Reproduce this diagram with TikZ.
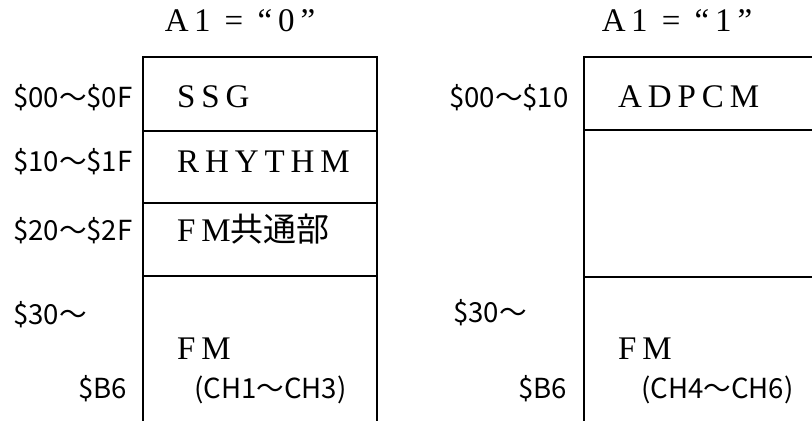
\documentclass[tikz,border=0pt]{standalone}
\usepackage{fontspec}
\setmainfont{Liberation Serif}
\newfontfamily\jp{Noto Sans CJK JP}
\newfontfamily\wide[LetterSpace=18]{Liberation Serif}

\begin{document}
\begin{tikzpicture}[x=0.5pt, y=-0.5pt, line width=1.1pt,
  addr/.style={font=\jp\fontsize{13.8}{16}\selectfont, inner sep=0pt, anchor=base west},
  part/.style={font=\wide\fontsize{16.5}{19}\selectfont, inner sep=0pt, anchor=base west}]
\useasboundingbox (0,0) rectangle (812,421);
% A1 = "0"
\node[part, anchor=base] (head0) at (240,32) {A\,1 = “0”};
\draw (143,421) -- (143,57) -- (377,57) -- (377,421);
\draw (143,131) -- (377,131) (143,203) -- (377,203) (143,276) -- (377,276);
\node[addr] (a00) at (12,108) {\$00〜\$0F};
\node[addr] (a10) at (12,172) {\$10〜\$1F};
\node[addr] (a20) at (12,241) {\$20〜\$2F};
\node[addr] (a30) at (12,325) {\$30〜};
\node[addr, anchor=base east] (ab6) at (128,398) {\$B6};
\node[part] (ssg) at (176,108) {SSG};
\node[part] (rhythm) at (176,173) {RHYTHM};
\node[part] (fmcom) at (176,242) {FM{\jp 共通部}};
\node[part] (fm0) at (176,360) {FM};
\node[addr] (ch0) at (193,398) {(CH1〜CH3)};
% A1 = "1"
\node[part, anchor=base] (head1) at (677,32) {A\,1 = “1”};
\draw (584,421) -- (584,57) -- (812,57);
\draw (584,130) -- (812,130) (584,277) -- (812,277);
\node[addr] (b00) at (448,108) {\$00〜\$10};
\node[addr] (b30) at (452,323) {\$30〜};
\node[addr, anchor=base east] (bb6) at (568,398) {\$B6};
\node[part] (adpcm) at (617,108) {ADPCM};
\node[part] (fm1) at (617,360) {FM};
\node[addr] (ch1) at (640,398) {(CH4〜CH6)};
\end{tikzpicture}
\end{document}
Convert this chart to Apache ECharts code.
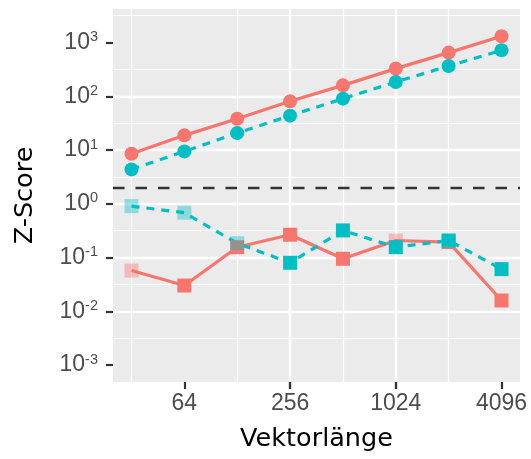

=======

Copy the whole listing above word for word but do not carry over the pictures.

Reproduce this diagram with TikZ.
\documentclass[tikz,border=0pt]{standalone}
\usepackage{fontspec}
\setmainfont{Liberation Serif}
\newfontfamily\jp{Noto Sans CJK JP}
\newfontfamily\wide[LetterSpace=18]{Liberation Serif}

\begin{document}
\begin{tikzpicture}[x=0.5pt, y=-0.5pt, line width=1.1pt,
  addr/.style={font=\jp\fontsize{13.8}{16}\selectfont, inner sep=0pt, anchor=base west},
  part/.style={font=\wide\fontsize{16.5}{19}\selectfont, inner sep=0pt, anchor=base west}]
\useasboundingbox (0,0) rectangle (812,421);
% A1 = "0"
\node[part, anchor=base] (head0) at (240,32) {A\,1 = “0”};
\draw (143,421) -- (143,57) -- (377,57) -- (377,421);
\draw (143,131) -- (377,131) (143,203) -- (377,203) (143,276) -- (377,276);
\node[addr] (a00) at (12,108) {\$00〜\$0F};
\node[addr] (a10) at (12,172) {\$10〜\$1F};
\node[addr] (a20) at (12,241) {\$20〜\$2F};
\node[addr] (a30) at (12,325) {\$30〜};
\node[addr, anchor=base east] (ab6) at (128,398) {\$B6};
\node[part] (ssg) at (176,108) {SSG};
\node[part] (rhythm) at (176,173) {RHYTHM};
\node[part] (fmcom) at (176,242) {FM{\jp 共通部}};
\node[part] (fm0) at (176,360) {FM};
\node[addr] (ch0) at (193,398) {(CH1〜CH3)};
% A1 = "1"
\node[part, anchor=base] (head1) at (677,32) {A\,1 = “1”};
\draw (584,421) -- (584,57) -- (812,57);
\draw (584,130) -- (812,130) (584,277) -- (812,277);
\node[addr] (b00) at (448,108) {\$00〜\$10};
\node[addr] (b30) at (452,323) {\$30〜};
\node[addr, anchor=base east] (bb6) at (568,398) {\$B6};
\node[part] (adpcm) at (617,108) {ADPCM};
\node[part] (fm1) at (617,360) {FM};
\node[addr] (ch1) at (640,398) {(CH4〜CH6)};
\end{tikzpicture}
\end{document}
Convert this chart to Apache ECharts code.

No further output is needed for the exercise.